Likewise with SpaceX. There's a long-term plan to colonise Mars – that does seem pretty visionary, no?

And in terms of other projects, look at something like Hyperloop. You seem to imply that "efficient tram systems powered by electric wires" (a technology used everywhere throughout the world) would be more 'visionary' or something? That seems like an odd claim to make.

People treat Musk like a bit of a celebrity because he talks unashamedly of large-scale, long-term visions for things he wants his projects to achieve. That's amazingly attractive in a world where there is so much focus on the short term, and what can't be achieved. I'm not sure why you react so badly to that.

The problem is that you're not a visionary if you're selling yesterdays solutions just sexed up a bit. An electric car is like selling a robotic horse. Urban areas need public trans solutions, not more cars.

SpaceX's offerings are underwhelming unless your goal is to stick to LEO forever.

The problem is, people just keep thinking of yesterdays problems (better cars, more LEO theatrics) and think better versions of that is "visionary." Its not. Its practically archaic. His flip-flopping on AI just cements his reputation as marketing entity who only exists to provide PR for his companies, some of which are just trying to solve yeterday's problems instead of todays.

I'll repeat - SpaceX literally has a goal of colonising Mars. The technology to get there requires small steps, and I have to think of that goal as pretty visionary.

You seem to be defining 'visionary' in a way I don't quite understand. What's 'visionary' about better public transport solutions? There are comprehensive public transport networks across the world, for example. We could definitely improve them, but it would hardly be visionary to do so.

>I'll repeat - SpaceX literally has a goal of colonising Mars.

This is like saying that Facebook's goal is to give the 3rd world free internet. Its lofty PR speak. SpaceX only exist as a COTS beneficiary from NASA welfare to build rockets to LEO. It is literally incapable of doing anything else as it doesnt have the customers (who is paying $200 billion for that on way ticket to Mars exactly)?

Again, this is the marketing sci-fi smokescream Musk is good at. He fanservices what manboys wants to hear and they delightfully repeat his marketing for him as he sells luxury electric cars with poor range to the 1% and does the occasional LEO lift.

Years from now there will be a lot research into Muskmania.
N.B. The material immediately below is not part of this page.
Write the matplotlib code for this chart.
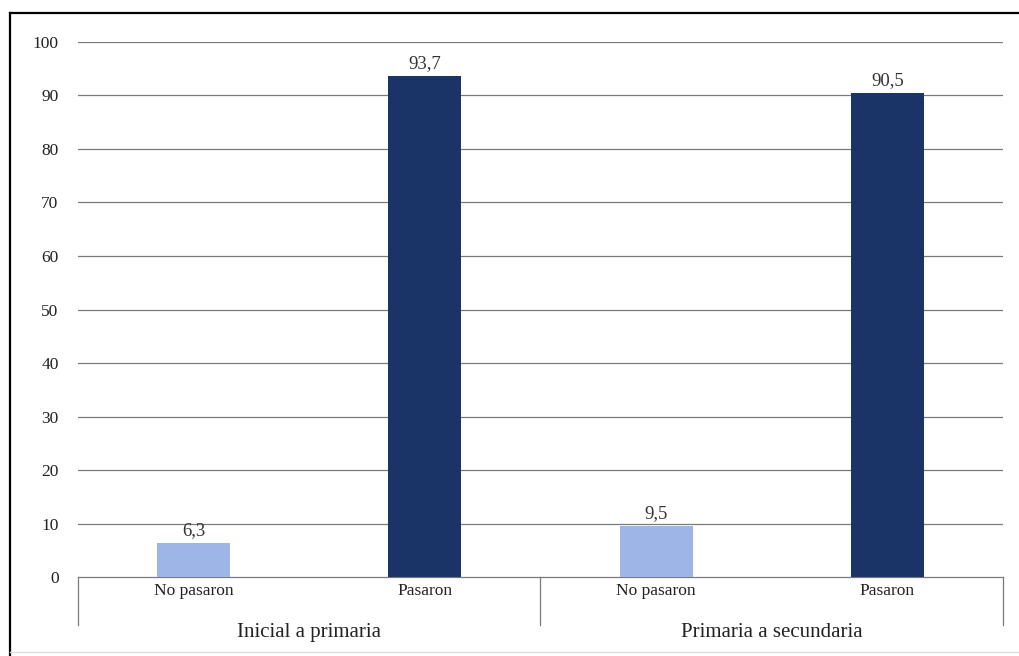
import matplotlib
matplotlib.use('Agg')
import matplotlib.pyplot as plt
from matplotlib.lines import Line2D

# data
categories = ['No pasaron', 'Pasaron', 'No pasaron', 'Pasaron']
groups = ['Inicial a primaria', 'Primaria a secundaria']
values = [6.3, 93.7, 9.5, 90.5]
value_labels = ['6,3', '93,7', '9,5', '90,5']
yticks = [0, 10, 20, 30, 40, 50, 60, 70, 80, 90, 100]

LIGHT = '#9db5e7'
DARK = '#1b3468'
bar_colors = [LIGHT, DARK, LIGHT, DARK]

plt.rcParams['font.family'] = ['Liberation Serif', 'DejaVu Serif']

fig = plt.figure(figsize=(10.19, 6.56), dpi=100, facecolor='white')
ax = fig.add_axes([0.0765, 0.1204, 0.9078, 0.8156])

x = list(range(len(values)))
ax.bar(x, values, width=0.316, color=bar_colors, zorder=3)

for xi, v, lab in zip(x, values, value_labels):
    ax.text(xi, v + 0.7, lab, ha='center', va='bottom', fontsize=13.5,
            color='#333333', zorder=4)

ax.set_xlim(-0.5, 3.5)
ax.set_ylim(0, 100)
ax.set_yticks(yticks)
ax.set_yticklabels([str(t) for t in yticks], fontsize=12.5, color='#222222')
ax.set_xticks(x)
ax.set_xticklabels(categories, fontsize=12.5, color='#222222')
ax.tick_params(axis='both', length=0)
ax.tick_params(axis='y', pad=14)
ax.tick_params(axis='x', pad=4)

for t in yticks[1:]:
    ax.axhline(t, color='#7a7a7a', lw=0.9, zorder=1)

for s in ['top', 'right', 'left']:
    ax.spines[s].set_visible(False)
ax.spines['bottom'].set_color('#7a7a7a')
ax.spines['bottom'].set_linewidth(0.9)

# group separators and labels below the axis
tr = ax.get_xaxis_transform()
for xs in [-0.5, 1.5, 3.5]:
    ax.plot([xs, xs], [0, -0.09], transform=tr, color='#7a7a7a', lw=0.9,
            clip_on=False)
for gi, g in enumerate(groups):
    ax.text(gi * 2 + 0.5, -0.103, g, transform=tr, ha='center', va='center',
            fontsize=15, color='#222222')

# outer frame
fig.add_artist(Line2D([10 / 1019, 10 / 1019], [1 - 13 / 656, 0.0],
                      transform=fig.transFigure, color='black', lw=1.6))
fig.add_artist(Line2D([10 / 1019, 1.0], [1 - 13 / 656, 1 - 13 / 656],
                      transform=fig.transFigure, color='black', lw=1.6))
fig.add_artist(Line2D([10 / 1019, 1.0], [4 / 656, 4 / 656],
                      transform=fig.transFigure, color='#dddddd', lw=1.0))

fig.savefig('out.png', dpi=100, facecolor='white')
Why people bought into such a self-promoter and how well marketing works, especially on people who think they're immune to it is going to spill a lot of ink. It won't matter, we'll just move onto the next guy who promises things we refuse to cast a critical eye towards.

You are really overstating the degree to which 'Muskmania' exists.

It's pretty much just that people are excited about someone who appears to be genuinely interested in putting his money into some long-term, pie-in-the-sky projects. In a rather short-term-focused world, that's a refreshing thing. It's totally understandable that people want to hear about that, and certainly it looks pretty encouraging to me (free nationwide network of car chargers? re-usable rockets? Hyperloop? All pretty cool. Maybe not the salvation of humanity, but a nice change.)

However, I can see you clearly have an intense dislike of Musk for some reason, and won't be convinced by that. Probably better to leave it at that.